Каждый народ отстаивает свое право и игнорирует чужое право с варварской агрессивностью. Если Руссо в «Соображении по методу управления в Польше» пишет: «Нет больше французов, немцев, испанцев и даже англичан, есть только европейцы», он тут же оговаривается, что «отважные поляки» должны направить свои мысли в иную сторону, чтобы отличаться от всех, иначе их не заметят и проглотят. Пафос Просвещения в том, что нравственный человек не может примириться с племенной спесью, ведущей к войне, – однако век Просвещения завершился разделом Польши между государствами, правители которых являлись символами прогресса. Императрица Мария-Терезия, по замечанию просвещенного монарха Фридриха, «чем более плакала над судьбой Польши, тем более территорий брала». В любопытном труде «Изобретая Восточную Европу» Вульф Ларри описывает, как в ходе переписки Вольтера с Екатериной видоизменяется «вольтеровская карта Восточной Европы», последнюю сочиняют в письмах, в связи с аппетитами шведского Карла и российской императрицы. Польский вопрос озадачивает Руссо, для Вольтера кажется нонсенсом, вскоре надоедает всем – от Делакруа до Достоевского; а кто же усомнится в гуманности этих людей? Современник Гогена, Отто Бисмарк, пишет уже так: «При взгляде на географическую карту меня раздражало, что Страсбургом владеют французы, а посещение Гейдельберга, Шпайера и Пфальца возбудило во мне чувство мести и воинственное настроение» (Бисмарк: «Мысли и воспоминания», гл. «До первого ландтага»).
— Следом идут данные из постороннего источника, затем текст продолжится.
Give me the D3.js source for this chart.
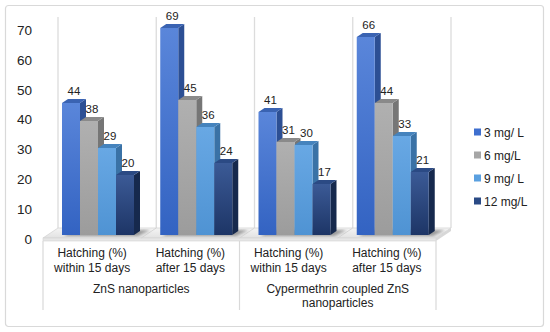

Гоген родился в 1848 г., слишком знаменательная дата (год общеевропейских революций), чтобы не принять дату в расчет. Однако к 1878 г. (когда Гоген познакомился с Писсарро) революция 1848 г. забыта, а Первый интернационал трудящихся благополучно распущен на своем последнем съезде в Филадельфии. Помнят войну – а вовсе не социальные проекты: к 1887 г. (Гоген в первый раз едет на Мартинику) прекратил существование пресловутый Священный союз и взамен возникает средиземноморская Антанта – все идет к большой войне. Марксизм не исчез, но классовая борьба пока не кажется серьезным делом: Бисмарк учит, что следует научиться жить с революцией, наподобие того, как живут с вирусом – надо вовремя принимать лекарства. Рассуждение Бисмарка звучит прагматично: «Много ли осталось в современном политическом мире таких образований, которые не имели бы своих корней в революционной почве? Возьмите Испанию, Португалию, Бразилию, американские республики, Бельгию, Голландию, Швейцарию, Грецию и, наконец, Англию… (Бисмарк пишет это в главе «Посещение Парижа», поэтому Франции в перечне нет, но рассуждение вызвано именно Францией. – М.К.) и мы сами в нашей государственной жизни не можем полностью избежать революционных основ. (…) Далее Бисмарк рассуждает о том, как использовал Наполеон Бонапарт революцию в качестве механизма при переходе в абсолютистский режим, и о том, что единственным его отличием от прочих монархов является лишь происхождение, впрочем, Бисмарк тут же ссылается и на пример Швеции, и т. д. По мысли Бисмарка, феномен «революция» уже включен в арсенал геополитической стратегии (слово «геополитика» еще не звучит, Бисмарк рассуждает о выгоде государств). И далее: «Угрожать революцией другим государствам стало с некоторых времен специальностью Англии и, если бы Луи-Наполеон хотел того же, что Пальмерстон, мы были бы давно свидетелями восстания в Неаполе». Для Бисмарка предметом особой ненависти является Французская революция, в ней он видит нечто большее, нежели национальное перераспределение финансов, канцлер видит опасность транснационального дискурса. Но это касается лишь Великой французской революции, отнюдь не Парижской коммуны, которую расстреляли и забыли. В той мере, в какой локальные революции служит перестройке финансового уклада, революции канцлера не тревожат.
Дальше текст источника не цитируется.